Soixante-dix ans après la libération des derniers Tsiganes internés en France, leurs descendants et les associations attendaient avec émotion une reconnaissance officielle de leurs souffrances.

"C’était important pour nous d’avoir cette reconnaissance. Ca représente des milliers et des milliers de familles itinérantes", a salué, remué, Fernand Delage, qui préside l’association France Liberté Voyage. "C’est tard, mais mieux vaut tard que jamais."

"Il était temps et j’espère que les jeunes à venir dans le monde entier n’auront pas à vivre ça, ni à voir ça", a déclaré André José Fernandez, l’un des rescapés de ce camp.

"Ca fait mal, ça fait très mal de revenir ici, surtout qu’avec nos parents, j’avais cinq petits frères, et moi la plus vieille... puis j’ai perdu ma mère qui s’est évadée, on a fait ce qu’on a pu, mais on était très malheureux", a témoigné Henriette Deschelotte, une autre survivante.

- ’Une méfiance nourrie de peurs ancestrales’ -

Quant aux proches de Sandrine Renaire, présidente de l’association Les Amis du camp tsigane de Montreuil-Bellay (AMCT), créée en 2005 pour préserver ce site, ils "ne sont jamais partis de Saumur, de peur d’être repris sur les routes et d’être enfermés.
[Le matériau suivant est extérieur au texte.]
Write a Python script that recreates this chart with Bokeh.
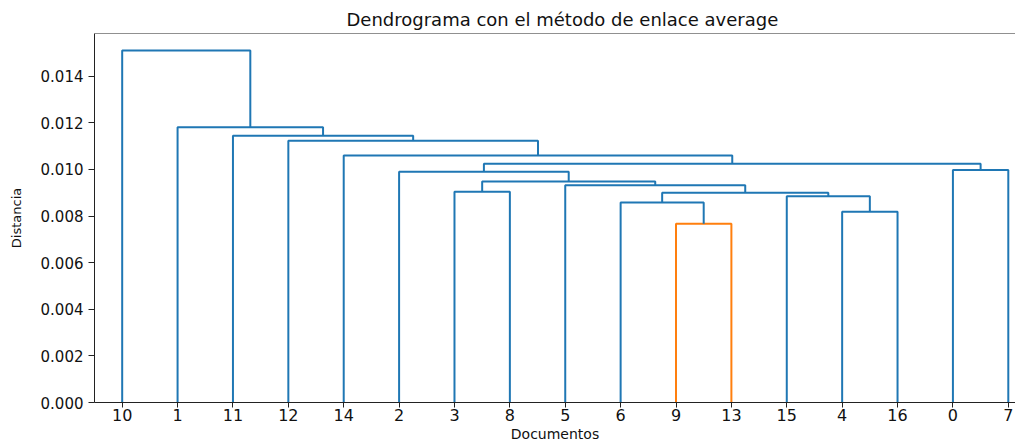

Etre privés de liberté, c’est la pire chose qui pouvait leur arriver."

"Pratiquement toutes les familles de gens du voyage ont au moins un membre qui est passé par Montreuil-Bellay", a souligné François Hollande, après s’être rendu auprès de l’œuvre commémorative "Instant nomade" de l’artiste-céramiste Armelle Benoît, un portique de huit colonnes sur lesquelles ont été gravés les patronymes de 473 familles internées.

Le président a également évoqué la discussion en cours au Parlement du projet de loi Egalité et citoyenneté, émettant l’espoir que la législation d’exception qui, depuis 1969, impose aux gens du voyage de détenir un livret de circulation, soit bientôt abolie.

Le député socialiste de Loire-Atlantique et président de la commission nationale consultative des gens du voyage Dominique Raimbourg "a proposé l’abrogation" de cette loi, a rappelé le chef de l’Etat. "Il en sera, je l’espère, décidé par le Parlement, pour que les gens du voyage n’aient plus ce livret de circulation à produire, pour qu’ils soient des citoyens comme les autres."

Dès 1912, dans le but de les sédentariser, les autorités françaises avaient imposé aux "nomades" un carnet anthropométrique d’identité. Puis le 6 avril 1940, un décret les avait assignés à résidence pendant toute la durée de la guerre. "Officiellement au nom des exigences de guerre", ce décret avait été pris "avant tout à cause d’une méfiance nourrie de peurs ancestrales, de préjugés et d’ignorance", a dénoncé François Hollande.

Montreuil-Bellay était le plus grand des 31 camps gérés par les autorités françaises jusqu’en 1946, dans lesquels furent internés entre 6.000 et 6.500 nomades.

Plus de 2.000 nomades, des Tsiganes mais aussi des sans domicile fixe de Nantes, y furent internés de novembre 1941 à janvier 1945. Une centaine périrent.

L’Etat avait franchi un premier pas vers la reconnaissance de la participation de la France dans cet internement familial en juillet 2010, par la voix de l’ancien secrétaire aux Anciens combattants Hubert Falco, en l’évoquant lors d’une "Journée nationale de la mémoire des victimes des crimes racistes et antisémites de l’État français".